[Directions for this task] Return the material word for word. Do not include pictures.

[Information provided]
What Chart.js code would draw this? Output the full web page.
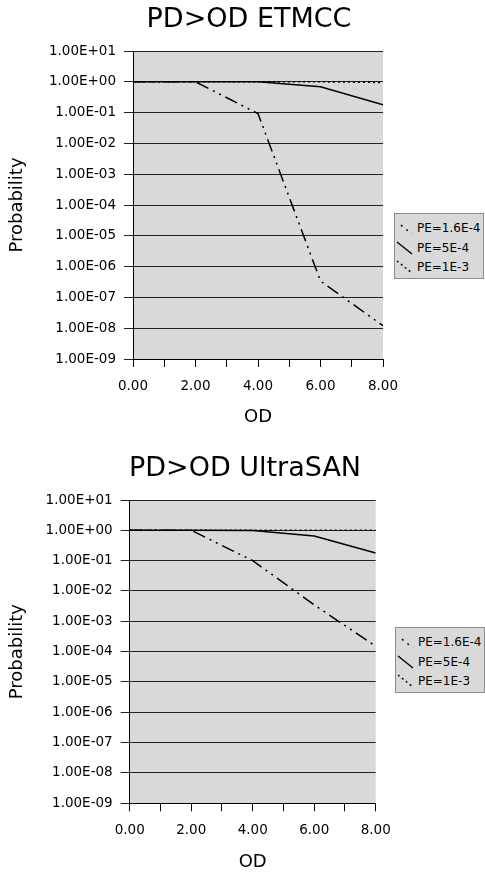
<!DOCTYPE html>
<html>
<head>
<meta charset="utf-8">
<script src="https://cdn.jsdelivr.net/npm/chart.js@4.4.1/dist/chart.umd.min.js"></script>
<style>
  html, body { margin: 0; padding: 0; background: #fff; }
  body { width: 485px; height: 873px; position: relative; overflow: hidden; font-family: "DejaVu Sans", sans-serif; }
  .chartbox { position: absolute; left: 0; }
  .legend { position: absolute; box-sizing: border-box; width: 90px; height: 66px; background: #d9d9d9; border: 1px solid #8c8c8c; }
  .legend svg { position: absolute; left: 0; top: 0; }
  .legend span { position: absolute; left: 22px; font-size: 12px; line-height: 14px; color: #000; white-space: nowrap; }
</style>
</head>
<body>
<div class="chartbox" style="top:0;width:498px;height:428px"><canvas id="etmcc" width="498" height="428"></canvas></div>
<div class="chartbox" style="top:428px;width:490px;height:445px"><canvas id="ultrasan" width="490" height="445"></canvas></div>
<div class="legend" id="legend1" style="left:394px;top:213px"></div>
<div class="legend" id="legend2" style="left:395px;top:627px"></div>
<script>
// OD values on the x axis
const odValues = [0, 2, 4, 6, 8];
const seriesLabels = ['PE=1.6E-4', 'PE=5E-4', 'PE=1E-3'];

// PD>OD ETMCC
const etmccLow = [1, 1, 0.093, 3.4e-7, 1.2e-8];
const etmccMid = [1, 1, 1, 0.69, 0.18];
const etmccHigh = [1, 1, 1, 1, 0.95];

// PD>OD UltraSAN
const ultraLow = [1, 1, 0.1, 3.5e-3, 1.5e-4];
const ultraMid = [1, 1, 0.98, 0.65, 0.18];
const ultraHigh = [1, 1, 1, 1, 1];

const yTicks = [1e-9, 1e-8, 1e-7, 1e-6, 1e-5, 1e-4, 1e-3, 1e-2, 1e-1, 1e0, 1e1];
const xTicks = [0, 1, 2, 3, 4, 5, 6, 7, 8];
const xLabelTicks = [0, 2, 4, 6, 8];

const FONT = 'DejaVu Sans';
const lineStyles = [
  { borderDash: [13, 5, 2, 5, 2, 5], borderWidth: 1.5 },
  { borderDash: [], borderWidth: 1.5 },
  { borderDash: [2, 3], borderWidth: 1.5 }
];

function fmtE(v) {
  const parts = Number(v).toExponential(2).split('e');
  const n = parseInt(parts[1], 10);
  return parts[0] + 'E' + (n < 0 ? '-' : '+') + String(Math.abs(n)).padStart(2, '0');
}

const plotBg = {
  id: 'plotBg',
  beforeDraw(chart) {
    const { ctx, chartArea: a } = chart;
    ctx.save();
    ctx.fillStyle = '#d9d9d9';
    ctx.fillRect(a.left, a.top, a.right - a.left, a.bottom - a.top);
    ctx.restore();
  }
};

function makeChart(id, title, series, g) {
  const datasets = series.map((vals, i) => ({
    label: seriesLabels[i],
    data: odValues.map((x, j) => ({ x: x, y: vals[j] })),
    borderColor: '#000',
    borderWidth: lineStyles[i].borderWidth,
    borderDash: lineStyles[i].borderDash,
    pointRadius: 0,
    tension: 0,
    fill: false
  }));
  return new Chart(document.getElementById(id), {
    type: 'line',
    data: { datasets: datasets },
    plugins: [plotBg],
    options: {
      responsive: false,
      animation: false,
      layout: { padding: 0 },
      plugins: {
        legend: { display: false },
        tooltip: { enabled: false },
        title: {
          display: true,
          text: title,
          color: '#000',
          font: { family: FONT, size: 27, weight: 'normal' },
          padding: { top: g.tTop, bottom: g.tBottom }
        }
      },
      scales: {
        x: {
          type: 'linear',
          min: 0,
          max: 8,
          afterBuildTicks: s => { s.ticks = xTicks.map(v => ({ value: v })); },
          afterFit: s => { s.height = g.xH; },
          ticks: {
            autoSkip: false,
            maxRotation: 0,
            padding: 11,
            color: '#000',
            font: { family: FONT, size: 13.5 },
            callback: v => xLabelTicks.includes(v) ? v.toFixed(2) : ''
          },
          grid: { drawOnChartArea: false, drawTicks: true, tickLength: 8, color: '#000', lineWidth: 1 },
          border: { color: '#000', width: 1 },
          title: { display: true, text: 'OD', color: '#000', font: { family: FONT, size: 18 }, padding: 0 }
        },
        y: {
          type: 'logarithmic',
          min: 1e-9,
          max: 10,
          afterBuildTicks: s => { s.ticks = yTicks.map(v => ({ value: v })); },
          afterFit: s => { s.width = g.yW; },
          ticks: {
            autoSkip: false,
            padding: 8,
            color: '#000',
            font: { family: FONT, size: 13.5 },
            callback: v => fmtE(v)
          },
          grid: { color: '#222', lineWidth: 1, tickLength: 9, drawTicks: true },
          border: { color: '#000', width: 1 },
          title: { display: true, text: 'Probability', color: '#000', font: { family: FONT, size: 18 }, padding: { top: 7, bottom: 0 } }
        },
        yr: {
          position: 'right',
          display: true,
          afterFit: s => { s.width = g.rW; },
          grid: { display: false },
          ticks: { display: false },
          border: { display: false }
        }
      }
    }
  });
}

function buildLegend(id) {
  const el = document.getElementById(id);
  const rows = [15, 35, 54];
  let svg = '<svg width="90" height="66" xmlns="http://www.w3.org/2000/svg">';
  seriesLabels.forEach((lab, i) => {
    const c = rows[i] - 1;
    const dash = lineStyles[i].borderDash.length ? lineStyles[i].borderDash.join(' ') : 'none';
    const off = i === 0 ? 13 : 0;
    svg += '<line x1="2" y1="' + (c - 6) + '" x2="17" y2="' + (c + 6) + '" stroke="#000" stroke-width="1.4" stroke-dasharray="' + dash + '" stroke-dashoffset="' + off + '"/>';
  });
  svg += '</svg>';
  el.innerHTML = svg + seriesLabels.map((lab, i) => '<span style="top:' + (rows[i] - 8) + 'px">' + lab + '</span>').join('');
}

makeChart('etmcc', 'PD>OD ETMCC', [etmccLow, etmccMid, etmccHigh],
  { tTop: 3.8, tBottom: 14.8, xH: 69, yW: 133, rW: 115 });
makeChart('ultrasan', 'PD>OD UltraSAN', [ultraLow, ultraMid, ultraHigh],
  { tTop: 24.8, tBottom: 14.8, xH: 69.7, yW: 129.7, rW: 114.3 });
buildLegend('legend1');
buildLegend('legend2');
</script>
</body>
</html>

[Answer for this exercise]
What Chart.js code would draw this? Output the full web page.
<!DOCTYPE html>
<html>
<head>
<meta charset="utf-8">
<script src="https://cdn.jsdelivr.net/npm/chart.js@4.4.1/dist/chart.umd.min.js"></script>
<style>
  html, body { margin: 0; padding: 0; background: #fff; }
  body { width: 485px; height: 873px; position: relative; overflow: hidden; font-family: "DejaVu Sans", sans-serif; }
  .chartbox { position: absolute; left: 0; }
  .legend { position: absolute; box-sizing: border-box; width: 90px; height: 66px; background: #d9d9d9; border: 1px solid #8c8c8c; }
  .legend svg { position: absolute; left: 0; top: 0; }
  .legend span { position: absolute; left: 22px; font-size: 12px; line-height: 14px; color: #000; white-space: nowrap; }
</style>
</head>
<body>
<div class="chartbox" style="top:0;width:498px;height:428px"><canvas id="etmcc" width="498" height="428"></canvas></div>
<div class="chartbox" style="top:428px;width:490px;height:445px"><canvas id="ultrasan" width="490" height="445"></canvas></div>
<div class="legend" id="legend1" style="left:394px;top:213px"></div>
<div class="legend" id="legend2" style="left:395px;top:627px"></div>
<script>
// OD values on the x axis
const odValues = [0, 2, 4, 6, 8];
const seriesLabels = ['PE=1.6E-4', 'PE=5E-4', 'PE=1E-3'];

// PD>OD ETMCC
const etmccLow = [1, 1, 0.093, 3.4e-7, 1.2e-8];
const etmccMid = [1, 1, 1, 0.69, 0.18];
const etmccHigh = [1, 1, 1, 1, 0.95];

// PD>OD UltraSAN
const ultraLow = [1, 1, 0.1, 3.5e-3, 1.5e-4];
const ultraMid = [1, 1, 0.98, 0.65, 0.18];
const ultraHigh = [1, 1, 1, 1, 1];

const yTicks = [1e-9, 1e-8, 1e-7, 1e-6, 1e-5, 1e-4, 1e-3, 1e-2, 1e-1, 1e0, 1e1];
const xTicks = [0, 1, 2, 3, 4, 5, 6, 7, 8];
const xLabelTicks = [0, 2, 4, 6, 8];

const FONT = 'DejaVu Sans';
const lineStyles = [
  { borderDash: [13, 5, 2, 5, 2, 5], borderWidth: 1.5 },
  { borderDash: [], borderWidth: 1.5 },
  { borderDash: [2, 3], borderWidth: 1.5 }
];

function fmtE(v) {
  const parts = Number(v).toExponential(2).split('e');
  const n = parseInt(parts[1], 10);
  return parts[0] + 'E' + (n < 0 ? '-' : '+') + String(Math.abs(n)).padStart(2, '0');
}

const plotBg = {
  id: 'plotBg',
  beforeDraw(chart) {
    const { ctx, chartArea: a } = chart;
    ctx.save();
    ctx.fillStyle = '#d9d9d9';
    ctx.fillRect(a.left, a.top, a.right - a.left, a.bottom - a.top);
    ctx.restore();
  }
};

function makeChart(id, title, series, g) {
  const datasets = series.map((vals, i) => ({
    label: seriesLabels[i],
    data: odValues.map((x, j) => ({ x: x, y: vals[j] })),
    borderColor: '#000',
    borderWidth: lineStyles[i].borderWidth,
    borderDash: lineStyles[i].borderDash,
    pointRadius: 0,
    tension: 0,
    fill: false
  }));
  return new Chart(document.getElementById(id), {
    type: 'line',
    data: { datasets: datasets },
    plugins: [plotBg],
    options: {
      responsive: false,
      animation: false,
      layout: { padding: 0 },
      plugins: {
        legend: { display: false },
        tooltip: { enabled: false },
        title: {
          display: true,
          text: title,
          color: '#000',
          font: { family: FONT, size: 27, weight: 'normal' },
          padding: { top: g.tTop, bottom: g.tBottom }
        }
      },
      scales: {
        x: {
          type: 'linear',
          min: 0,
          max: 8,
          afterBuildTicks: s => { s.ticks = xTicks.map(v => ({ value: v })); },
          afterFit: s => { s.height = g.xH; },
          ticks: {
            autoSkip: false,
            maxRotation: 0,
            padding: 11,
            color: '#000',
            font: { family: FONT, size: 13.5 },
            callback: v => xLabelTicks.includes(v) ? v.toFixed(2) : ''
          },
          grid: { drawOnChartArea: false, drawTicks: true, tickLength: 8, color: '#000', lineWidth: 1 },
          border: { color: '#000', width: 1 },
          title: { display: true, text: 'OD', color: '#000', font: { family: FONT, size: 18 }, padding: 0 }
        },
        y: {
          type: 'logarithmic',
          min: 1e-9,
          max: 10,
          afterBuildTicks: s => { s.ticks = yTicks.map(v => ({ value: v })); },
          afterFit: s => { s.width = g.yW; },
          ticks: {
            autoSkip: false,
            padding: 8,
            color: '#000',
            font: { family: FONT, size: 13.5 },
            callback: v => fmtE(v)
          },
          grid: { color: '#222', lineWidth: 1, tickLength: 9, drawTicks: true },
          border: { color: '#000', width: 1 },
          title: { display: true, text: 'Probability', color: '#000', font: { family: FONT, size: 18 }, padding: { top: 7, bottom: 0 } }
        },
        yr: {
          position: 'right',
          display: true,
          afterFit: s => { s.width = g.rW; },
          grid: { display: false },
          ticks: { display: false },
          border: { display: false }
        }
      }
    }
  });
}

function buildLegend(id) {
  const el = document.getElementById(id);
  const rows = [15, 35, 54];
  let svg = '<svg width="90" height="66" xmlns="http://www.w3.org/2000/svg">';
  seriesLabels.forEach((lab, i) => {
    const c = rows[i] - 1;
    const dash = lineStyles[i].borderDash.length ? lineStyles[i].borderDash.join(' ') : 'none';
    const off = i === 0 ? 13 : 0;
    svg += '<line x1="2" y1="' + (c - 6) + '" x2="17" y2="' + (c + 6) + '" stroke="#000" stroke-width="1.4" stroke-dasharray="' + dash + '" stroke-dashoffset="' + off + '"/>';
  });
  svg += '</svg>';
  el.innerHTML = svg + seriesLabels.map((lab, i) => '<span style="top:' + (rows[i] - 8) + 'px">' + lab + '</span>').join('');
}

makeChart('etmcc', 'PD>OD ETMCC', [etmccLow, etmccMid, etmccHigh],
  { tTop: 3.8, tBottom: 14.8, xH: 69, yW: 133, rW: 115 });
makeChart('ultrasan', 'PD>OD UltraSAN', [ultraLow, ultraMid, ultraHigh],
  { tTop: 24.8, tBottom: 14.8, xH: 69.7, yW: 129.7, rW: 114.3 });
buildLegend('legend1');
buildLegend('legend2');
</script>
</body>
</html>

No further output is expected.